When children with visual impairments are referred for testing to determine eligibility in programs for talented and gifted (TAG) students, assessment personnel and members of the selection committee are often faced with the same challenges as those which are associated with individual assessment for eligibility purposes. That is, typical test batteries contain instruments or test items which are visual in nature or which require a rich background in visual learning experiences.
In regards to standardized testing which is usually required as part of qualifying criteria for placing students in TAG programs, there are no standardized intelligence or academic achievement tests which are developed or normed on the visually impaired population. We are therefore forced to use tests that can be adapted for the visually impaired and then must interpret results with a great deal of caution. As with any other student, test scores should not be the sole determining factor in selecting students for TAG programs, and samples of school work, examples of giftedness, and other informal or subjective measures of creativity must be used. Statements from teachers and parents or other persons who know the child well should also be used.
If a TAG selection committee chooses to insist on a standardized measure of intelligence and achievement, one might consider administering the Verbal portion of the Wechsler scales and then interpret results with caution. For example, some students who are very verbal may appear to have above average abilities when, in fact, they may be bright but not necessarily "gifted". Again, there must be other measures or evidence that the child is truly talented or has unusually advanced problem solving and abstract thinking ability, in contrast to those children who are simply "good" with language.
The availability of standardized group and individual achievement tests in Braille and large print is limited. Additionally, test subjects who use Braille must be fluent with the grade II Braille code. Therefore, if a student does not yet know the entire code, that test would not be usable for that student. Administering the test verbally to the student would also not be valid in that one would be evaluating oral comprehension skills rather than academic levels. The assessor can check the American Printing House for the Blind's website at www.aph.org to find out which current tests are available in Braille.
Regardless of whether or not the student is selected for a TAG program, one should consider several factors that influence the degree to which a student can compete fairly with his sighted peers in the classroom:
If the program requires a great deal of reading and writing, and the student does not yet have an efficient reading and writing medium, what kind of adaptations will be made so that the student will not be excluded from required activities?
If programs use materials that are not contained in State adopted textbooks, how will those materials be made accessible for the student with a visual impairment?
Can the student be provided the necessary technology to produce written work, and if the technology is available, will this "automatically" make the student independent, or will other types of support be necessary? Will the student need additional technology training? The mere provision of state of the art equipment does not necessarily solve the problems of equal access or eliminate the need for support services.

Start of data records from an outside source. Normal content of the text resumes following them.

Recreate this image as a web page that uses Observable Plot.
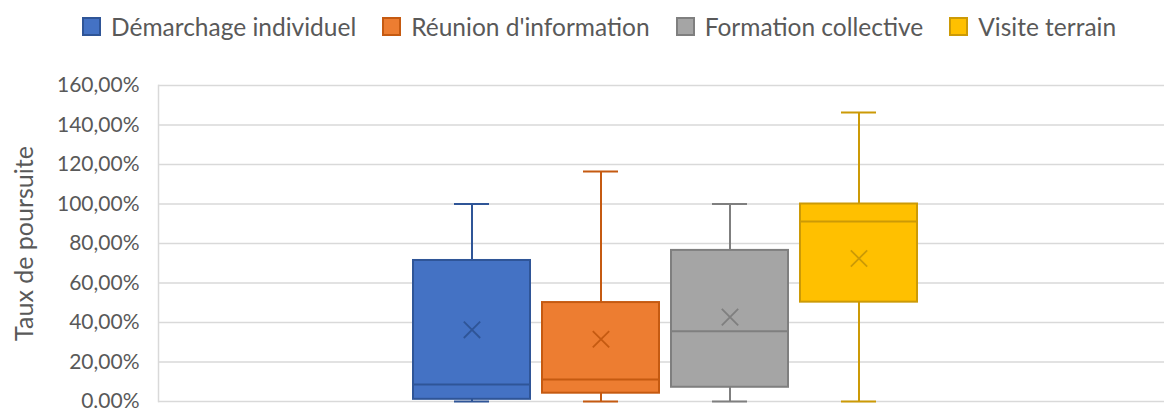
<!DOCTYPE html>
<html>
<head>
<meta charset="utf-8">
<script src="https://cdn.jsdelivr.net/npm/d3@7"></script>
<script src="https://cdn.jsdelivr.net/npm/@observablehq/plot@0.6"></script>
<style>
  html, body { margin: 0; padding: 0; background: #fff; }
  body { width: 1164px; height: 410px; overflow: hidden; font-family: Lato, "Open Sans", sans-serif; color: #595959; }
  #legend { height: 52px; display: flex; align-items: center; padding-left: 82px; box-sizing: border-box; font-size: 24.5px; white-space: nowrap; }
  .item { display: flex; align-items: center; margin-right: 26px; }
  .sw { width: 19px; height: 19px; margin-right: 10px; box-sizing: border-box; border: 2px solid; }
  #chart svg { display: block; }
</style>
</head>
<body>
<div id="legend"></div>
<div id="chart"></div>
<script>
// ---- data ----
const series = ["Démarchage individuel", "Réunion d'information", "Formation collective", "Visite terrain"];
const minVals    = [0.000, 0.000, 0.000, 0.000];
const q1Vals     = [0.011, 0.042, 0.072, 0.503];
const medianVals = [0.086, 0.111, 0.356, 0.911];
const q3Vals     = [0.714, 0.501, 0.765, 1.000];
const maxVals    = [1.000, 1.165, 1.000, 1.463];
const meanVals   = [0.363, 0.315, 0.427, 0.724];
const yTicks      = [0, 0.2, 0.4, 0.6, 0.8, 1.0, 1.2, 1.4, 1.6];
const yTickLabels = ["0.00%", "20,00%", "40,00%", "60,00%", "80,00%", "100,00%", "120,00%", "140,00%", "160,00%"];
const yTitle = "Taux de poursuite";

// ---- styles ----
const fills   = ["#4472C4", "#ED7D31", "#A5A5A5", "#FFC000"];
const strokes = ["#2F5597", "#C55A11", "#7F7F7F", "#CC9A06"];

const stats = series.map((s, i) => ({
  series: s, min: minVals[i], q1: q1Vals[i], median: medianVals[i],
  q3: q3Vals[i], max: maxVals[i], mean: meanVals[i]
}));
const strokeOf = d => strokes[series.indexOf(d.series)];

// legend
const legend = document.getElementById("legend");
series.forEach((s, i) => {
  const it = document.createElement("div"); it.className = "item";
  const sw = document.createElement("div"); sw.className = "sw";
  sw.style.background = fills[i]; sw.style.borderColor = strokes[i];
  const tx = document.createElement("span"); tx.textContent = s;
  it.appendChild(sw); it.appendChild(tx); legend.appendChild(it);
});

const chart = Plot.plot({
  width: 1164,
  height: 358,
  marginTop: 33,
  marginBottom: 9,
  marginLeft: 158,
  marginRight: 0,
  style: { fontFamily: "Lato, 'Open Sans', sans-serif", fontSize: "21px", color: "#595959", background: "white", overflow: "visible" },
  x: { type: "band", domain: series, range: [401, 929], padding: 0.093, axis: null },
  y: { domain: [0, 1.6], ticks: yTicks },
  color: { domain: series, range: fills },
  marks: [
    Plot.ruleY(yTicks, { stroke: "#D9D9D9", strokeWidth: 1.5 }),
    Plot.frame({ anchor: "left", stroke: "#D9D9D9", strokeWidth: 1.5 }),
    Plot.axisY({ ticks: yTicks, tickSize: 0, tickPadding: 19, tickFormat: (d) => yTickLabels[yTicks.indexOf(d)],
      label: null, fill: "#595959" }),
    Plot.axisY({ ticks: [], label: yTitle, labelAnchor: "center", labelArrow: "none", labelOffset: 143,
      fontSize: 25, fill: "#595959" }),
    // whiskers
    Plot.ruleX(stats, { x: "series", y1: "min", y2: "q1", stroke: strokeOf, strokeWidth: 2 }),
    Plot.ruleX(stats, { x: "series", y1: "q3", y2: "max", stroke: strokeOf, strokeWidth: 2 }),
    Plot.tickY(stats, { x: "series", y: "max", stroke: strokeOf, strokeWidth: 2, insetLeft: 41, insetRight: 41 }),
    Plot.tickY(stats, { x: "series", y: "min", stroke: strokeOf, strokeWidth: 2, insetLeft: 41, insetRight: 41 }),
    // boxes
    Plot.barY(stats, { x: "series", y1: "q1", y2: "q3", fill: "series", stroke: strokeOf, strokeWidth: 2 }),
    Plot.tickY(stats, { x: "series", y: "median", stroke: strokeOf, strokeWidth: 2 }),
    // mean
    Plot.dot(stats, { x: "series", y: "mean", symbol: "times", r: 7.5, stroke: strokeOf, strokeWidth: 1.8 })
  ]
});
document.getElementById("chart").appendChild(chart);
</script>
</body>
</html>
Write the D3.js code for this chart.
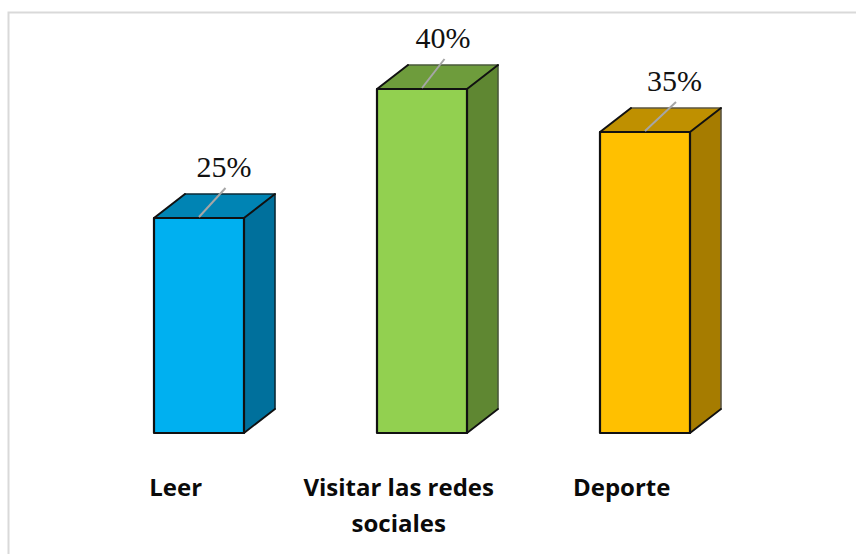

If there are a great deal of visual aids and visual experiences in the daily activities of the program, how will those activities need to be adapted so that the student does not miss out on important information? At the very least, some degree of consultation from a teacher of the visually impaired would seem warranted in these circumstances. Assistance from such an individual might also prove to be useful in determining which skills or behaviors the child exhibits are "normal" and which are truly out of the ordinary.